== Given records ==

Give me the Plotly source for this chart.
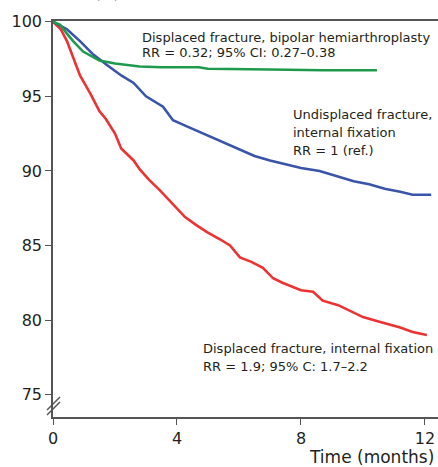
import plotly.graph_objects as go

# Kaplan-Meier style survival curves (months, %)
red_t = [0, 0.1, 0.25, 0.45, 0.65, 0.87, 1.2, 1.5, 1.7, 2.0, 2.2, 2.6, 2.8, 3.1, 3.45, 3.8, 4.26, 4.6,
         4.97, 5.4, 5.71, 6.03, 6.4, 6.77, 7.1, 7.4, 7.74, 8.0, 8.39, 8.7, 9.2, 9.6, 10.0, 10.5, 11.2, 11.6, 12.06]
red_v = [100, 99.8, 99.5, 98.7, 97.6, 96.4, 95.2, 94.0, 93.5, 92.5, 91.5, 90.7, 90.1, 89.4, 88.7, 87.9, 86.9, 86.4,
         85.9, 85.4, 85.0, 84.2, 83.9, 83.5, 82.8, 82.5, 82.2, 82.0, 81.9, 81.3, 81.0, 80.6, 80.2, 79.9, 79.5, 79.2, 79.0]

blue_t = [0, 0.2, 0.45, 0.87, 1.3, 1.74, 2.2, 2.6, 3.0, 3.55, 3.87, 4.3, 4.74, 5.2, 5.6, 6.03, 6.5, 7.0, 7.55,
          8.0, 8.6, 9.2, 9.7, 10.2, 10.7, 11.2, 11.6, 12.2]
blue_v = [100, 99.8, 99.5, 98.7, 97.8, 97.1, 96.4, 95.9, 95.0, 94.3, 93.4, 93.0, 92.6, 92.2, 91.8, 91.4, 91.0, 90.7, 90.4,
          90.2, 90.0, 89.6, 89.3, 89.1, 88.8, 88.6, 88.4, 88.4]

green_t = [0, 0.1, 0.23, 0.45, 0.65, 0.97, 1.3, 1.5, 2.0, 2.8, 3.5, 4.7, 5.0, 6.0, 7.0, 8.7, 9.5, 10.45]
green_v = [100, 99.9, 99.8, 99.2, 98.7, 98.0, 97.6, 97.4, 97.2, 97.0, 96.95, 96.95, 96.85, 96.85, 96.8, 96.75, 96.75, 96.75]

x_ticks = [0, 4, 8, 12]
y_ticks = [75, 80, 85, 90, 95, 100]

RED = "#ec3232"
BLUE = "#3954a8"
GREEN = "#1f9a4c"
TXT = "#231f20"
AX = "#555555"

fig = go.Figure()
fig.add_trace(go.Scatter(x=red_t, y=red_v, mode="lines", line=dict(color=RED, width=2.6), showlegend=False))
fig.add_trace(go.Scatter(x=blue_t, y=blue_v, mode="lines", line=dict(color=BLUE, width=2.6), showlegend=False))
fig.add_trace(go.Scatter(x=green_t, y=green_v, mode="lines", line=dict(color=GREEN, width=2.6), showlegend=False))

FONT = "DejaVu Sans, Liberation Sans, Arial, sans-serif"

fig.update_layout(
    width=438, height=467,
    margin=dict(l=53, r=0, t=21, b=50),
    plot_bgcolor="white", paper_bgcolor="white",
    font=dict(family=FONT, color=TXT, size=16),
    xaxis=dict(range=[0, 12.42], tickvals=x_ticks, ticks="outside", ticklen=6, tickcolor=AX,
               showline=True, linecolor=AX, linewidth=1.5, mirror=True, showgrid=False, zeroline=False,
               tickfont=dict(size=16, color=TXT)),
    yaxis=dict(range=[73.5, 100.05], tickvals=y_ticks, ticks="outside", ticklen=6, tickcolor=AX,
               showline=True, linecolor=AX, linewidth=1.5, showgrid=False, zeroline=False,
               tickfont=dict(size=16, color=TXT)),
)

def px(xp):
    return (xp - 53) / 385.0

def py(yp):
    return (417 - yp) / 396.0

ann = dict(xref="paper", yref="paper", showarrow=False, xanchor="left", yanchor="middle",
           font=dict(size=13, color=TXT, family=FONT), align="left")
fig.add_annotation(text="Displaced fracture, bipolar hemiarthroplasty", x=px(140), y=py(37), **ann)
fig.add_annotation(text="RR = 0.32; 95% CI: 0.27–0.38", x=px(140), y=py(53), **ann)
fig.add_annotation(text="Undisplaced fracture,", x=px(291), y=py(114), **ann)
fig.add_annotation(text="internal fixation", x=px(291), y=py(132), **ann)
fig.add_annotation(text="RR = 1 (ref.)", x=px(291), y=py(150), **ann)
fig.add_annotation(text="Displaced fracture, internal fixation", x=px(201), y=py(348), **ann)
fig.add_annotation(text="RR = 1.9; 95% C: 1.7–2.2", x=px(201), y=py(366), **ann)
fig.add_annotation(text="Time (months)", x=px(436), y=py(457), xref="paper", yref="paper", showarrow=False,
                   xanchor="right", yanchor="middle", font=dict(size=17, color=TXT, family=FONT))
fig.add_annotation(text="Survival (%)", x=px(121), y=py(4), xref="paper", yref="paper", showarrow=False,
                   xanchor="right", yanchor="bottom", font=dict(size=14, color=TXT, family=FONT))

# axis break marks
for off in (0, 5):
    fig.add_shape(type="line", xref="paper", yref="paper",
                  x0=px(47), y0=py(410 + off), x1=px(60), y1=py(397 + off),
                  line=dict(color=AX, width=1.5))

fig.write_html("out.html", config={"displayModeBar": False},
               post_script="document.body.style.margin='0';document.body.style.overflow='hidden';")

===
== Given records ==

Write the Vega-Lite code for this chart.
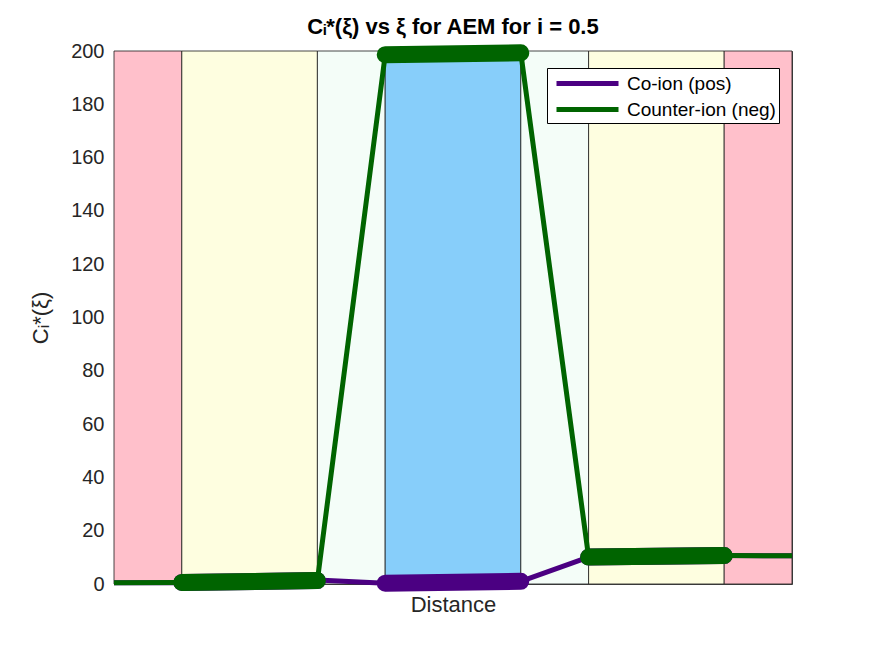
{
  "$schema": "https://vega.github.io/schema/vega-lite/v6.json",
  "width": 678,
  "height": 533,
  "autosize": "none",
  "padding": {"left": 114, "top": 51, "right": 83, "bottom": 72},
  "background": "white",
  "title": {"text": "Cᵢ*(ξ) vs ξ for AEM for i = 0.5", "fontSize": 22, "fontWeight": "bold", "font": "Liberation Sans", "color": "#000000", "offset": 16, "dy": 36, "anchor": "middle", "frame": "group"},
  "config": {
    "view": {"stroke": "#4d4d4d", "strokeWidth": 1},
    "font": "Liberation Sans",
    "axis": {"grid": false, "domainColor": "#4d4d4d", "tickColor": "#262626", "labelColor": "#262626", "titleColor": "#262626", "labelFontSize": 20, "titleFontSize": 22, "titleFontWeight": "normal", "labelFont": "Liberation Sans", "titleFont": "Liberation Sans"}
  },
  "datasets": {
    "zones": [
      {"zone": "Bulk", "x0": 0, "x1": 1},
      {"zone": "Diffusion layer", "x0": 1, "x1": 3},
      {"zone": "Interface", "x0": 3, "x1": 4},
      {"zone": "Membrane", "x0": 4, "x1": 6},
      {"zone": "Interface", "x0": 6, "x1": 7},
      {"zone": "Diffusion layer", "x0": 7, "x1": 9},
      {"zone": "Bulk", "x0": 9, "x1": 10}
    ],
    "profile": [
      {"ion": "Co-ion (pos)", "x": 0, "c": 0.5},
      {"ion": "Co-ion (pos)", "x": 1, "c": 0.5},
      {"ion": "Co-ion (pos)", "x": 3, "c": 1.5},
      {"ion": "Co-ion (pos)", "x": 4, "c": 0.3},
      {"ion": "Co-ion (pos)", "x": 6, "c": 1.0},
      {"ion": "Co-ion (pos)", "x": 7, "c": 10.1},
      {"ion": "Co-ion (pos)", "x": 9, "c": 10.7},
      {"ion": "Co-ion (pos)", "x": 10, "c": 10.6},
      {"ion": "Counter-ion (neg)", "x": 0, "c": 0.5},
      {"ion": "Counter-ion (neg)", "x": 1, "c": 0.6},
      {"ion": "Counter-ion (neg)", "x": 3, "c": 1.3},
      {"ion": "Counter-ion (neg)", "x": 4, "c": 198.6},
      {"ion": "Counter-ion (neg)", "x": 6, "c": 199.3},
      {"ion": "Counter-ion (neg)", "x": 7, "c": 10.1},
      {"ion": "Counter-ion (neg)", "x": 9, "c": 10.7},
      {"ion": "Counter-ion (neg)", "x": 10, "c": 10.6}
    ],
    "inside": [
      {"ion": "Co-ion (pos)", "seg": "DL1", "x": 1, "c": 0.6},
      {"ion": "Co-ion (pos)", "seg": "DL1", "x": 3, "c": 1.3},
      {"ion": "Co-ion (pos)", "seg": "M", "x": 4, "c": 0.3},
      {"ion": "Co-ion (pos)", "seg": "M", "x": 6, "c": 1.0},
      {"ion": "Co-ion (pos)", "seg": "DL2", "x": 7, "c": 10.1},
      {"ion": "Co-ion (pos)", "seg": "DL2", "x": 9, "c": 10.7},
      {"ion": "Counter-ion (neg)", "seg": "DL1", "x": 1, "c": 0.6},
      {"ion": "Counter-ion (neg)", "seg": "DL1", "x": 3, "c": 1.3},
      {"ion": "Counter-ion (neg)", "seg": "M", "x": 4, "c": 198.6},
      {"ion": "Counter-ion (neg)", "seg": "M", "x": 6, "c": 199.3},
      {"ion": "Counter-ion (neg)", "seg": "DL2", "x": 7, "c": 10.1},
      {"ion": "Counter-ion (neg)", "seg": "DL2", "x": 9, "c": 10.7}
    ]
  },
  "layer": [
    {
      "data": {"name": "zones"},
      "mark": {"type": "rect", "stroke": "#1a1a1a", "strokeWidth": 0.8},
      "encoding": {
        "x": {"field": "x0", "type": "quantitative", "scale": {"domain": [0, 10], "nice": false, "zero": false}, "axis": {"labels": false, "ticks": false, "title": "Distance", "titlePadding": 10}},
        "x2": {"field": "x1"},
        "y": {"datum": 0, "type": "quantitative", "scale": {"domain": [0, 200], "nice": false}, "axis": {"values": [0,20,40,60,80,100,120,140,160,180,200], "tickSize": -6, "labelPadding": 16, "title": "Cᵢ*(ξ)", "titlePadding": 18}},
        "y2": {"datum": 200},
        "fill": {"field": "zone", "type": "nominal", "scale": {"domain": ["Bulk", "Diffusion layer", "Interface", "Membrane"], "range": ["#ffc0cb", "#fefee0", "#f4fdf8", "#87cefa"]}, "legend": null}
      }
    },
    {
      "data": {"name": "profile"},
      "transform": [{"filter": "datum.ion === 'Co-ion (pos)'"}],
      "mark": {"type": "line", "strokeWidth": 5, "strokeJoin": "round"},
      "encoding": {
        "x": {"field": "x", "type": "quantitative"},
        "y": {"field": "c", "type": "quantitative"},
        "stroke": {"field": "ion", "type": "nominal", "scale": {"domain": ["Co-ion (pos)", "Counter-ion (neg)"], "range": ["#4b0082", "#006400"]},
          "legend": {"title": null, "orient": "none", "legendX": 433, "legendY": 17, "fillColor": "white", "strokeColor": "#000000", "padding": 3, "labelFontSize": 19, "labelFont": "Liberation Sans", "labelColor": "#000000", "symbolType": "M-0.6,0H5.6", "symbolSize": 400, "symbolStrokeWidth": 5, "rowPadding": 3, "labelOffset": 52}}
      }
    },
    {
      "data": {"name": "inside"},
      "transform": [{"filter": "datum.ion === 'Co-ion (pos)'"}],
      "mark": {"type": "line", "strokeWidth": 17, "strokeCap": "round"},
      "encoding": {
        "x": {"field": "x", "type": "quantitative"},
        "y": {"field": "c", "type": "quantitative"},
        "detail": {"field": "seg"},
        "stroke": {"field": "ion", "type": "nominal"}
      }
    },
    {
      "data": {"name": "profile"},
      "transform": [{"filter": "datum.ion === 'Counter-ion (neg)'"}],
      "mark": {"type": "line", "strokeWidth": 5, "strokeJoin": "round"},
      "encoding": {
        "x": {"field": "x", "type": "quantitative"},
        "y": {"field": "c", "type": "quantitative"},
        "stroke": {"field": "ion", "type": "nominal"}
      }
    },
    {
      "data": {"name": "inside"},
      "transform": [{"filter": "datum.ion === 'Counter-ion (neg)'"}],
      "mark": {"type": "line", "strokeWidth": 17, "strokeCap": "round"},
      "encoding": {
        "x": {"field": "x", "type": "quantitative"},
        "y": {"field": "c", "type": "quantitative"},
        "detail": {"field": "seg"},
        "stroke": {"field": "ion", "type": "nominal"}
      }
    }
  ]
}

===
== Given records ==

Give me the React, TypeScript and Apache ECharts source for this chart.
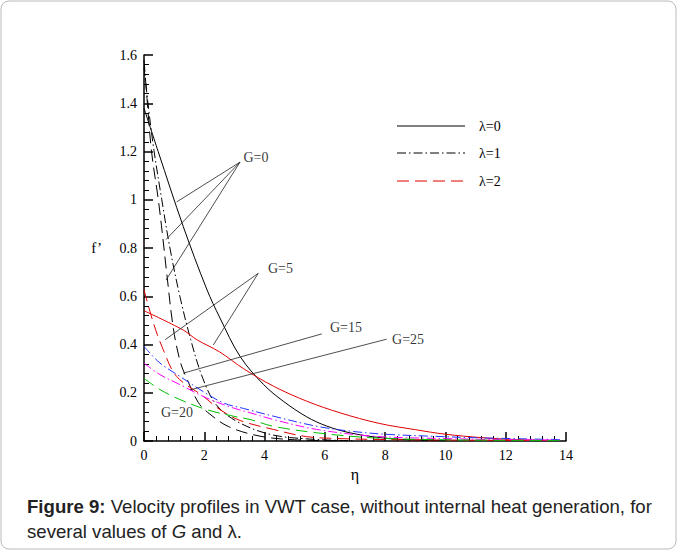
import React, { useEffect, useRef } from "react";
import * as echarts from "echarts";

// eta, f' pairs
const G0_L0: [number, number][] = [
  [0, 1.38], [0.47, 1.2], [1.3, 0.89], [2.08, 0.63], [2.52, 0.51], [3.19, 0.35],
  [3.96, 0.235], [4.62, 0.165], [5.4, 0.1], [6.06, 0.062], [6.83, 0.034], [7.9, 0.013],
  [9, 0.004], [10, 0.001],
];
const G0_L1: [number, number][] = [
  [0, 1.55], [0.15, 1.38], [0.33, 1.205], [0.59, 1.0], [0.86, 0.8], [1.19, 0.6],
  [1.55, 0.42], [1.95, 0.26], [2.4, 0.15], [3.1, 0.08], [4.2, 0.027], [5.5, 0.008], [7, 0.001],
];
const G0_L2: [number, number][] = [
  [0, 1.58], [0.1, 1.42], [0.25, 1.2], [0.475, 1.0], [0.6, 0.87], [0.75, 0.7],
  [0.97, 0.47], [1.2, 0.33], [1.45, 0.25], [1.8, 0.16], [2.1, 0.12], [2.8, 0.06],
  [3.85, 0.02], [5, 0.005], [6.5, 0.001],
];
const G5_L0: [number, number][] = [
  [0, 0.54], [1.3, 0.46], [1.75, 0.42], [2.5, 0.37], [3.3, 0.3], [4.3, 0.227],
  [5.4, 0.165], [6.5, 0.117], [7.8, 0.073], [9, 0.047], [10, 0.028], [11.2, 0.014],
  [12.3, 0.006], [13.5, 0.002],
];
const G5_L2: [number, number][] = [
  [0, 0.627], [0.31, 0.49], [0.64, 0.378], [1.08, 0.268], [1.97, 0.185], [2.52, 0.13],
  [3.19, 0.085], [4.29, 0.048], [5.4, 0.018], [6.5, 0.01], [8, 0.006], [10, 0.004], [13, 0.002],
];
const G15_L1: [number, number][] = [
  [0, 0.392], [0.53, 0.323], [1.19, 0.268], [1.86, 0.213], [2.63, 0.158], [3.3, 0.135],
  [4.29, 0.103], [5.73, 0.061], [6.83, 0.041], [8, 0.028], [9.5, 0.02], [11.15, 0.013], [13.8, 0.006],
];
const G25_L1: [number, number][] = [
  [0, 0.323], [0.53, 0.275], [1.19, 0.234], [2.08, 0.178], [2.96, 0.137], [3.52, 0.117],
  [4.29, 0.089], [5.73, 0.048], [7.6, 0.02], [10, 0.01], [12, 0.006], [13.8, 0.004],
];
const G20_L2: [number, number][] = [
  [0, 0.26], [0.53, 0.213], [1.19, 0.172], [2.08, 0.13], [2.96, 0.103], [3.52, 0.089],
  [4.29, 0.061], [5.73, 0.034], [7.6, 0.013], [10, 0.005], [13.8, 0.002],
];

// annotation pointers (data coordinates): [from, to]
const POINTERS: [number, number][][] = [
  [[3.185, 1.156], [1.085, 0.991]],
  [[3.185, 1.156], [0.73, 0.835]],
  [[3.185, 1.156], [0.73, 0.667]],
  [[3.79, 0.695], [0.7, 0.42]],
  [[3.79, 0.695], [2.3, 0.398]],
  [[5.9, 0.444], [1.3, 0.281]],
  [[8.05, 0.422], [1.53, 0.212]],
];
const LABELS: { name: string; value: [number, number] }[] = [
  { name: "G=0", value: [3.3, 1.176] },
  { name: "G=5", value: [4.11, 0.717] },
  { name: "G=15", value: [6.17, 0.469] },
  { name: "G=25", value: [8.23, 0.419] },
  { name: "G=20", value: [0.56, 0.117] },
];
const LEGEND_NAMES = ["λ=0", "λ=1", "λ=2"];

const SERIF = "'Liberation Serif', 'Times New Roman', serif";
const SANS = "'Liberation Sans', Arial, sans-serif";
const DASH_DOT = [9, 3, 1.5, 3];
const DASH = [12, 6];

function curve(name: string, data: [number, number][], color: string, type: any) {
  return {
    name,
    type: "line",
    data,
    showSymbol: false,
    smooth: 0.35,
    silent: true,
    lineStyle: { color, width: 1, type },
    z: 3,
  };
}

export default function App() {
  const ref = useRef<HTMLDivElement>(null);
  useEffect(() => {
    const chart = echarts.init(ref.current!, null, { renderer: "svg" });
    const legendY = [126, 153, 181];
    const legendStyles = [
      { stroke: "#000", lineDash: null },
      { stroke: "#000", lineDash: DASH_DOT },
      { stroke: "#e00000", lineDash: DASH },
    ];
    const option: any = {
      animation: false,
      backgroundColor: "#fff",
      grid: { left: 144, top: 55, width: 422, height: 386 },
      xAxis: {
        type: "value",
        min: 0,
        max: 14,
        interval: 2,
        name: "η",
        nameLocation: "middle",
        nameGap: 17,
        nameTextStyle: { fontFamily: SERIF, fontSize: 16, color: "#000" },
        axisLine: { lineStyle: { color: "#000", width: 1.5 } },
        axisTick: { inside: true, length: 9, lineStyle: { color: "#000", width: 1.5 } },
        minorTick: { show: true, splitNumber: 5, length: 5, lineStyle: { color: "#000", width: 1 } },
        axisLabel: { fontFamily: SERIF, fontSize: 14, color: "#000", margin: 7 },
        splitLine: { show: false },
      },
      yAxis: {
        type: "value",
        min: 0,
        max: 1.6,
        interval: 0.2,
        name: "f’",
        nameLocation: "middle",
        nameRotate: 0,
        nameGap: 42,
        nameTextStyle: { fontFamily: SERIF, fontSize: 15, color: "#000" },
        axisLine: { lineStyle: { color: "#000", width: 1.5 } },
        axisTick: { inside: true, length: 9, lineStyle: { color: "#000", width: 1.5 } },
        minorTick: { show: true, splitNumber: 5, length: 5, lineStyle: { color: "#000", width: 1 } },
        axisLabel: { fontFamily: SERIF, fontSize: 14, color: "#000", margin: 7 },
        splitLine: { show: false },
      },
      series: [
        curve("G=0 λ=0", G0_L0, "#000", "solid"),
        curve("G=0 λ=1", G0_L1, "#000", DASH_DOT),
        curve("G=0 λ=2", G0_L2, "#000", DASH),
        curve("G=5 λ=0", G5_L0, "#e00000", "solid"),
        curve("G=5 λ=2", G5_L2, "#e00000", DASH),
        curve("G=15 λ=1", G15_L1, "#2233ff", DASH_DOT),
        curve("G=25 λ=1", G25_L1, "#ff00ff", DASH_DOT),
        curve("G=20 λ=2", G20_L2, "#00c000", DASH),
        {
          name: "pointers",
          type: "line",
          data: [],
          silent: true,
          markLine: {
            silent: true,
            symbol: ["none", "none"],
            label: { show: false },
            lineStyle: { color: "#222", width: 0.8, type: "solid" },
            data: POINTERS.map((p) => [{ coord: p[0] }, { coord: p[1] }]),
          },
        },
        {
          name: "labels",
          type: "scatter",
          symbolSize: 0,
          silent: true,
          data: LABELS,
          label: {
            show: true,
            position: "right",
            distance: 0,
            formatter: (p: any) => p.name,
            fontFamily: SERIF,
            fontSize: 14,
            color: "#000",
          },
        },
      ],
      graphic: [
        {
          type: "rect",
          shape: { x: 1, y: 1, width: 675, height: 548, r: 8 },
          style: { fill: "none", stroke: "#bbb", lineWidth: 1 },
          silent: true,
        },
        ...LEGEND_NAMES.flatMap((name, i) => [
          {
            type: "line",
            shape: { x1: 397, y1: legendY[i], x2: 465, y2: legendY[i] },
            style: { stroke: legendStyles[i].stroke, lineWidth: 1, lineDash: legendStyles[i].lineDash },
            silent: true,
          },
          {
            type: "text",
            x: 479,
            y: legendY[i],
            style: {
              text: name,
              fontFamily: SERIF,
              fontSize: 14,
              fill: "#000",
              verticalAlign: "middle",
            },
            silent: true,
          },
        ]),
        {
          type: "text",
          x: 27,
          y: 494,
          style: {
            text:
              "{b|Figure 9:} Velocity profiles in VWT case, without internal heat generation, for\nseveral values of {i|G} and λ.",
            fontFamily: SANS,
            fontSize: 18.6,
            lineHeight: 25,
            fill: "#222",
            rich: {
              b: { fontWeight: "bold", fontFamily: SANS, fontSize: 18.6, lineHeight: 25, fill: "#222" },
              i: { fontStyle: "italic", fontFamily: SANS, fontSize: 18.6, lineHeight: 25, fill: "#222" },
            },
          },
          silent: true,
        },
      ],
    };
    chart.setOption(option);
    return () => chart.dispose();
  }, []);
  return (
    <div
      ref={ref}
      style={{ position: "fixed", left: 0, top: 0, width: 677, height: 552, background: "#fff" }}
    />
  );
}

===

● **Prompt**
Among the records above, locate the line containing "Give me the Plotly source for this chart." and the line containing "90.2, 90.0, 89.6, 89.3, 89.1, 88.8, 88.6, 88.4, 88.4]", then transcribe exactly the lines starting at the first and ending at the second, with no pictures.

● **Result for this exercise**
Give me the Plotly source for this chart.
import plotly.graph_objects as go

# Kaplan-Meier style survival curves (months, %)
red_t = [0, 0.1, 0.25, 0.45, 0.65, 0.87, 1.2, 1.5, 1.7, 2.0, 2.2, 2.6, 2.8, 3.1, 3.45, 3.8, 4.26, 4.6,
         4.97, 5.4, 5.71, 6.03, 6.4, 6.77, 7.1, 7.4, 7.74, 8.0, 8.39, 8.7, 9.2, 9.6, 10.0, 10.5, 11.2, 11.6, 12.06]
red_v = [100, 99.8, 99.5, 98.7, 97.6, 96.4, 95.2, 94.0, 93.5, 92.5, 91.5, 90.7, 90.1, 89.4, 88.7, 87.9, 86.9, 86.4,
         85.9, 85.4, 85.0, 84.2, 83.9, 83.5, 82.8, 82.5, 82.2, 82.0, 81.9, 81.3, 81.0, 80.6, 80.2, 79.9, 79.5, 79.2, 79.0]

blue_t = [0, 0.2, 0.45, 0.87, 1.3, 1.74, 2.2, 2.6, 3.0, 3.55, 3.87, 4.3, 4.74, 5.2, 5.6, 6.03, 6.5, 7.0, 7.55,
          8.0, 8.6, 9.2, 9.7, 10.2, 10.7, 11.2, 11.6, 12.2]
blue_v = [100, 99.8, 99.5, 98.7, 97.8, 97.1, 96.4, 95.9, 95.0, 94.3, 93.4, 93.0, 92.6, 92.2, 91.8, 91.4, 91.0, 90.7, 90.4,
          90.2, 90.0, 89.6, 89.3, 89.1, 88.8, 88.6, 88.4, 88.4]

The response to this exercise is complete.